**Records supplied:**
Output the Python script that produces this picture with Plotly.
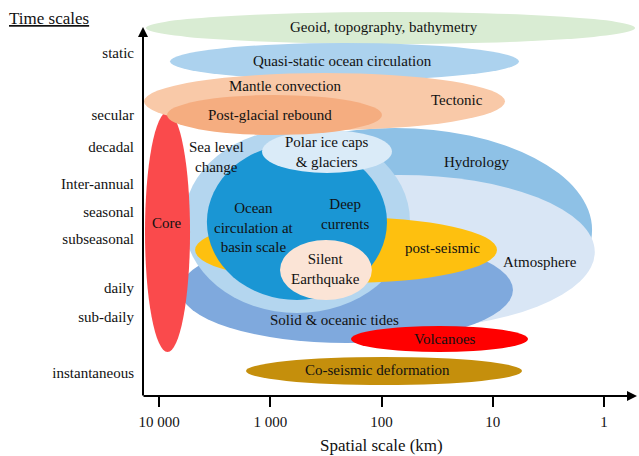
==
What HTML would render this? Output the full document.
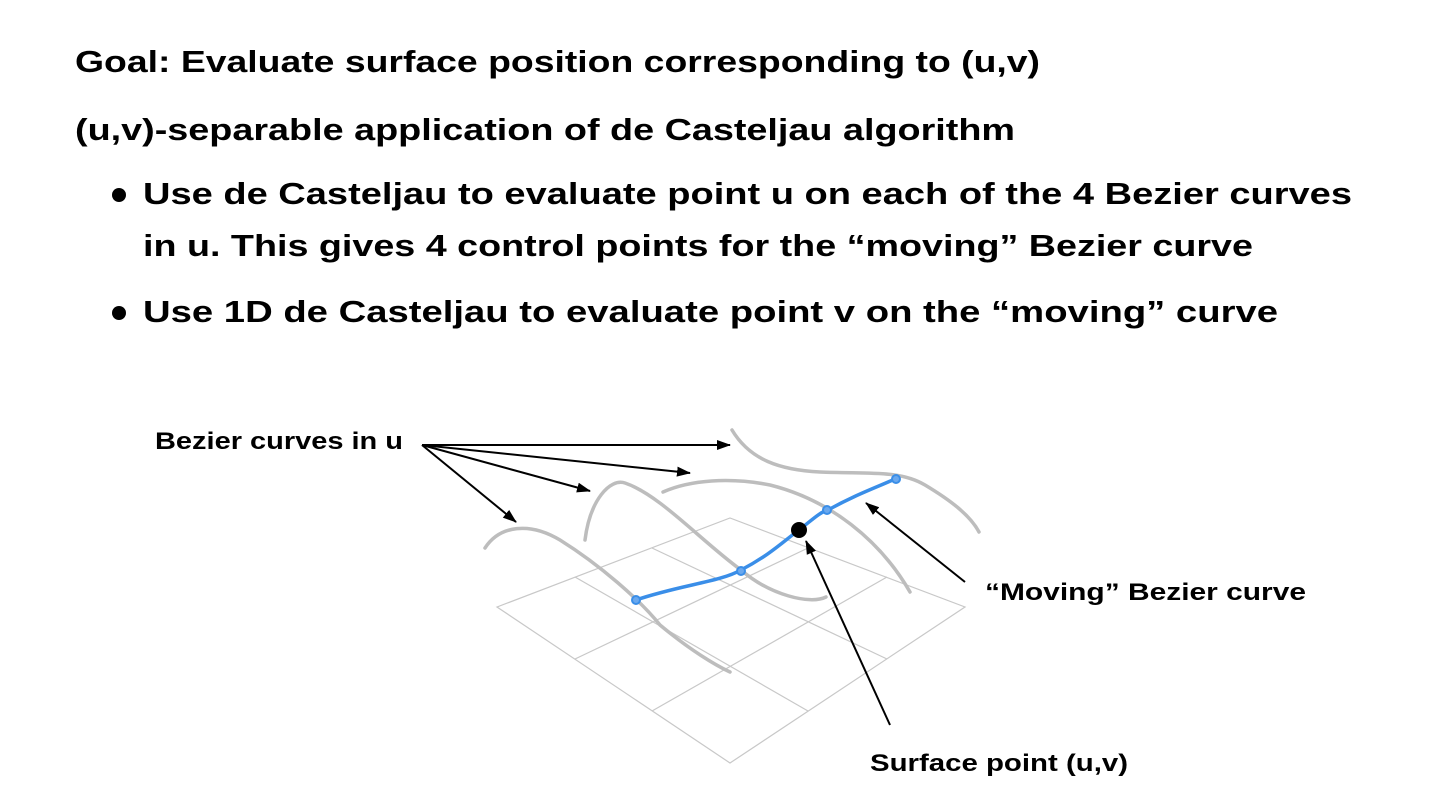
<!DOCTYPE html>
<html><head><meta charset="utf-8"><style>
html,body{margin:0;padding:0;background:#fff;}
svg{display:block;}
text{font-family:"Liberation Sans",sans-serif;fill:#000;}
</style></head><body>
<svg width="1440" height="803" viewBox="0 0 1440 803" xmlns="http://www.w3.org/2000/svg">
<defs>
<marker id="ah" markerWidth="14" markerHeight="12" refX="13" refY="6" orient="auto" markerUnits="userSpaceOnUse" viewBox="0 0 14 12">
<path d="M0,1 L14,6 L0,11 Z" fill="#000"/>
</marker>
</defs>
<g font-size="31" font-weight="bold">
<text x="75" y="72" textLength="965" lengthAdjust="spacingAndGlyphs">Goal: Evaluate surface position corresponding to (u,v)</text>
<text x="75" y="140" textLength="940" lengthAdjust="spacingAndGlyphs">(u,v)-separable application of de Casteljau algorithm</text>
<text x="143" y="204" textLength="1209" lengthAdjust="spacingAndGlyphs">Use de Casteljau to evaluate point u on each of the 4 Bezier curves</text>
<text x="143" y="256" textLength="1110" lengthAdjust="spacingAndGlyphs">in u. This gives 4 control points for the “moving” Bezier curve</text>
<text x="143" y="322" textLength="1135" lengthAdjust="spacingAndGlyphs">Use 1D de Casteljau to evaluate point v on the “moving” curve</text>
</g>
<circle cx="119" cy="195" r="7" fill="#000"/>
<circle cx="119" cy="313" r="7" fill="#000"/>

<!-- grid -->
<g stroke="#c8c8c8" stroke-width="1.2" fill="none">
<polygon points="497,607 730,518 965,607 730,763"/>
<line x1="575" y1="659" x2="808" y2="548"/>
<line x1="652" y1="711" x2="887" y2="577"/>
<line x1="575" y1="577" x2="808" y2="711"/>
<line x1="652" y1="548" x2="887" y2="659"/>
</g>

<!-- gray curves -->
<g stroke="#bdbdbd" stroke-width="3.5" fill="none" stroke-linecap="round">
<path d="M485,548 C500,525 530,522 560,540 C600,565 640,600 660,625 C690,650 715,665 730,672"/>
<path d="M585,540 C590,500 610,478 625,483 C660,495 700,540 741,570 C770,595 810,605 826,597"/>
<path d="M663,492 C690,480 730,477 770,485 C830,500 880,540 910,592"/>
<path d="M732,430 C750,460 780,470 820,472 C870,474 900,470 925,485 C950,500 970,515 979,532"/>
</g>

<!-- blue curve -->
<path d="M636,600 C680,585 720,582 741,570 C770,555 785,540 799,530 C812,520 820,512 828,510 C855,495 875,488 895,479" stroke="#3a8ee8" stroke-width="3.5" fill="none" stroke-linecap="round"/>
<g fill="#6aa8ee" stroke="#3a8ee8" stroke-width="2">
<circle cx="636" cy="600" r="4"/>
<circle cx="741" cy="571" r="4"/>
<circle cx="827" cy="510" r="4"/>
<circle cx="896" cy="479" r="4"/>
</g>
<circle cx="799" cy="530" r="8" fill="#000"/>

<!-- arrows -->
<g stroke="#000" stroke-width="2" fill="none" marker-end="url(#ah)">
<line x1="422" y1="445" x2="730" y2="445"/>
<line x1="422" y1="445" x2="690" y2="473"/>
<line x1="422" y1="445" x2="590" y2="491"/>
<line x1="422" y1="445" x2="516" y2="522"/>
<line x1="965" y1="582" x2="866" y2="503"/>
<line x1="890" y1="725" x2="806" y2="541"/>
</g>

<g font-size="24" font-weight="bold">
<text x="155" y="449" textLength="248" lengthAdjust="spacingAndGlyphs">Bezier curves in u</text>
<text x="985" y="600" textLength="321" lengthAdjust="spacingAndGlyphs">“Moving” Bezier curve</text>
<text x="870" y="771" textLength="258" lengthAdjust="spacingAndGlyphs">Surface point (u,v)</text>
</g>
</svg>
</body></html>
...
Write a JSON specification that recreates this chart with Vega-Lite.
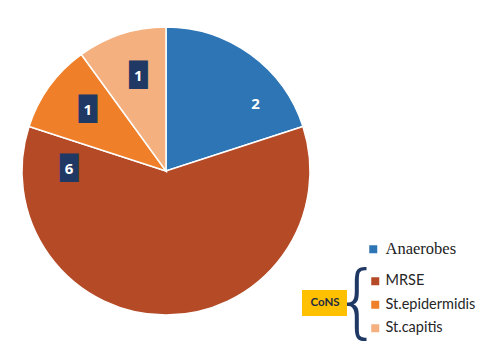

**Problem statement:** Count every line above that holds the word "with", and state the number and nothing more.

**Problem solution:** 2